桜木裕司:郷野選手のことを僕はかなり昔から見ていて、どちらかと言えば好きなタイプの選手なんですよね。それに先を走っている総合の先輩として、根性勝負どうこうって言われるのは仕方ないと思いますし、僕もまだまだ技術が足りない部分があるので・・・。だから・・・何をやるかって考える方が失礼かなと。今持っている力を全部出して、「郷野選手、これでど〜ですか?」、「僕はまだまだあなたに届きませんか?」っていう部分を出せれば、そこでやっぱり試してみたいっていう。実際に試合の中で100%は出せないかも知れないですけど、いざその本番の中でどれだけ出せるか? 郷野選手に対してどれだけ出して、それがどこまで通用するのかっていうのを、僕が逆に試したいっていう。根性勝負どうこうっていうのはその時の流れであって、あれをするこれをするっていうのはまだ僕にはないと思ってるので。だからあるものは全部出して、気持ちも全て、技も全て、持ってるものを「郷野選手、これでど〜ですか?」って感じで投げかけていきたいなと思っています。その上で勝てれば一番良いかなと。まぁ、勝負の世界ですから、闘う以上は勝つことしか考えてないですけどね。
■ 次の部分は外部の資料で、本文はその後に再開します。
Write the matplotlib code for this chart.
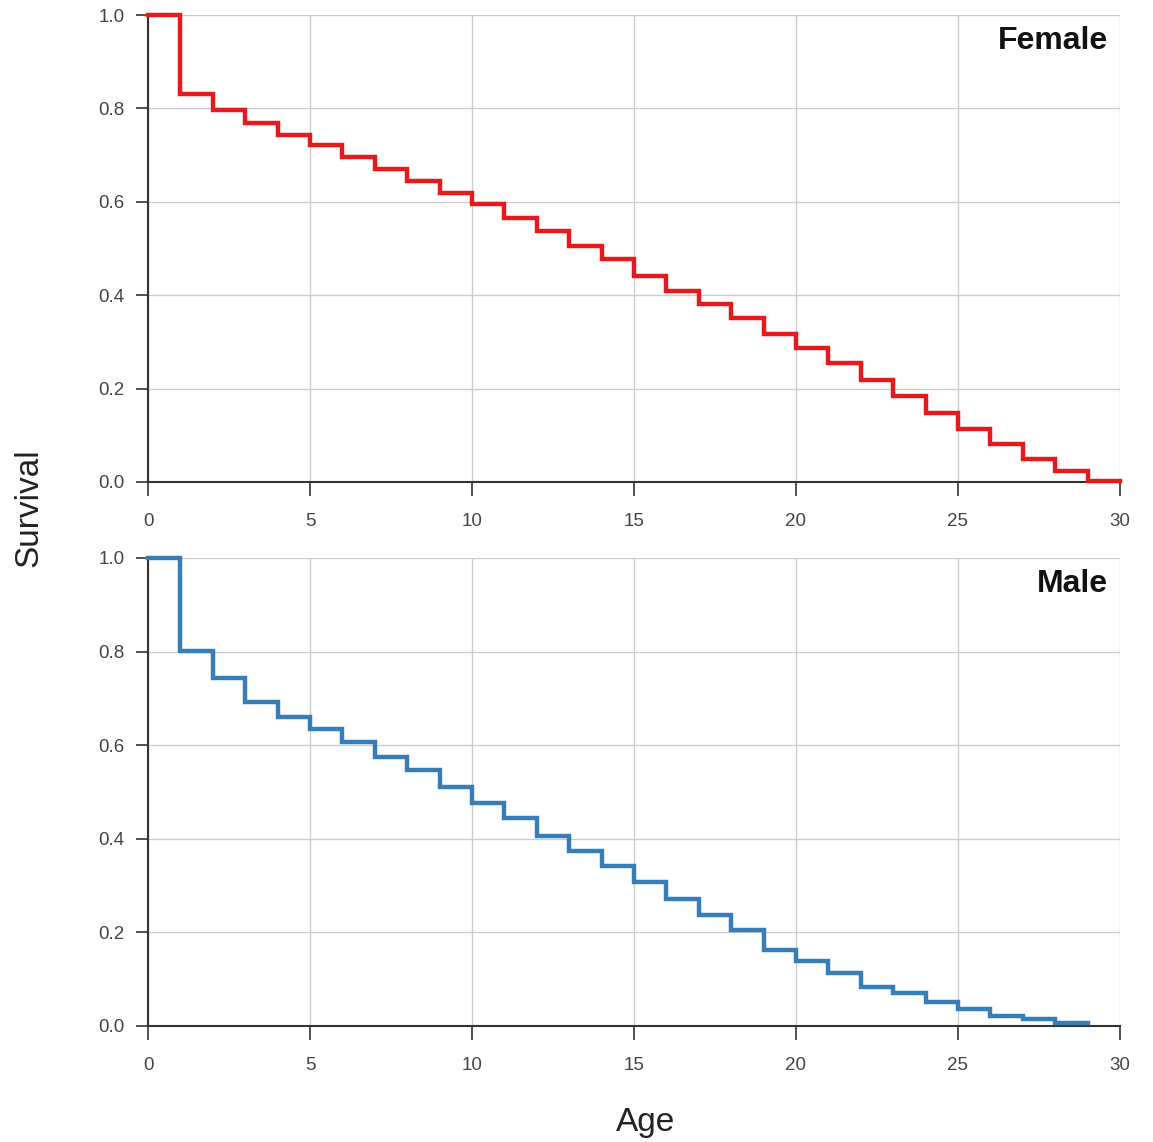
import matplotlib
matplotlib.use("Agg")
import matplotlib.pyplot as plt
import numpy as np

plt.rcParams['font.family'] = ['Liberation Sans', 'DejaVu Sans']

# Survival values per age interval [a, a+1)
female_survival = [1.0, 0.830, 0.796, 0.769, 0.744, 0.721, 0.697, 0.671, 0.645, 0.619,
                   0.596, 0.566, 0.537, 0.506, 0.477, 0.441, 0.408, 0.381, 0.351, 0.317,
                   0.286, 0.255, 0.219, 0.185, 0.147, 0.113, 0.081, 0.050, 0.024, 0.002]
male_survival = [1.0, 0.802, 0.743, 0.692, 0.661, 0.635, 0.606, 0.574, 0.547, 0.511,
                 0.476, 0.445, 0.406, 0.375, 0.341, 0.307, 0.271, 0.237, 0.205, 0.163,
                 0.138, 0.114, 0.084, 0.070, 0.052, 0.036, 0.021, 0.016, 0.007]
panels = ["Female", "Male"]
colors = ["#e41a1c", "#377eb8"]
x_ticks = [0, 5, 10, 15, 20, 25, 30]
y_ticks = [0.0, 0.2, 0.4, 0.6, 0.8, 1.0]

W, H = 1153, 1142
fig = plt.figure(figsize=(W / 100, H / 100), dpi=100)

def ax_rect(left, top, right, bottom):
    return [left / W, 1 - bottom / H, (right - left) / W, (bottom - top) / H]

axes = [fig.add_axes(ax_rect(148, 15, 1120, 482)),
        fig.add_axes(ax_rect(148, 558, 1120, 1026))]

for ax, name, col, vals in zip(axes, panels, colors, [female_survival, male_survival]):
    x = np.arange(len(vals) + 1)
    y = list(vals) + [vals[-1]]
    ax.step(x, y, where='post', color=col, lw=3.2, solid_joinstyle='miter', zorder=3,
            clip_on=False)
    ax.set_xlim(0, 30)
    ax.set_ylim(0, 1.0)
    ax.set_xticks(x_ticks)
    ax.set_yticks(y_ticks)
    ax.set_yticklabels([f"{v:.1f}" for v in y_ticks])
    ax.grid(True, color='#cccccc', lw=1.0, zorder=0)
    ax.set_axisbelow(True)
    for s in ['top', 'right']:
        ax.spines[s].set_visible(False)
    for s in ['left', 'bottom']:
        ax.spines[s].set_color('#333333')
        ax.spines[s].set_linewidth(1.5)
    ax.tick_params(axis='y', length=9, width=1.2, color='#333333', pad=8,
                   labelsize=13.5, labelcolor='#444444')
    ax.tick_params(axis='x', length=10, width=1.2, color='#333333', pad=12,
                   labelsize=13.5, labelcolor='#444444')
    ax.text(0.988, 0.945, name, transform=ax.transAxes, ha='right', va='center',
            fontsize=23, fontweight='bold', color='#111111')

fig.text(29 / W, 1 - 508 / H, "Survival", rotation=90, ha='center', va='center',
         fontsize=24, color='#222222')
fig.text(646 / W, 1 - 1122 / H, "Age", ha='center', va='center',
         fontsize=24, color='#222222')

fig.savefig("out.png", dpi=100)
では、今お話しいただいたことと被ってしまうかも知れませんが、vs郷野戦での桜木選手の中にあるテーマとはどういうものでしょうか?
桜木裕司:そ〜ですね・・・まぁ、大きい会場だし、お客さんもいっぱい観てるだろうし、その中で、掣圏真陰流の桜木裕司、佐山 聡の弟子の桜木裕司がどう映るのか?っていうところで、お客さんとの闘いでもあるし、世間との闘いでもあるし。そしてそれの始まりでもあるし。僕の個人的な感情としては、郷野選手にどこまで通用するのか?っていうのがすごい楽しみと言うか・・・。郷野選手のようなタイプとは闘ったことがないですし。ロシアの選手も、テクニックと言うより、ハートでくる、力でくる選手が多かったので、こういう言い方は失礼かも知れないですが、ものすごい楽しみなんですよね。やっぱり。格闘技をやってる以上、やっぱり強い人間と闘ってみたいし、GRABAKAの郷野選手がどれだけ強いのか? キックルールでどれだけ強いのか?っていうのを体感してみたいし。自分の中でやってきたことが間違ってないっていうところで、それを出してぶつけていきたいですね。
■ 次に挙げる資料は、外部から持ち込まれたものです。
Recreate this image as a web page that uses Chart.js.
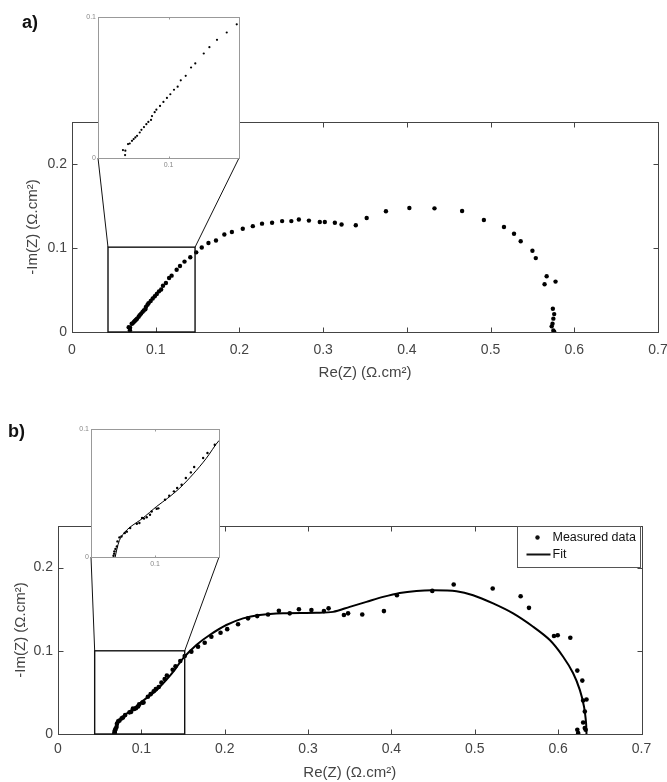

わかりました。では、これで最後です。今回の桜木選手の試合を楽しみにしている皆さん、そして桜木選手を応援しているファンの皆さんにメッセージをお願いします。
桜木裕司:今回、パンクラス2戦目にして、大きい会場のメインに出させていただけることに感謝していますし、恥ずかしくない試合をして、何より自分の信念というものを貫き通せるように頑張っていきたいと思います。応戦よろしくお願いします。押忍!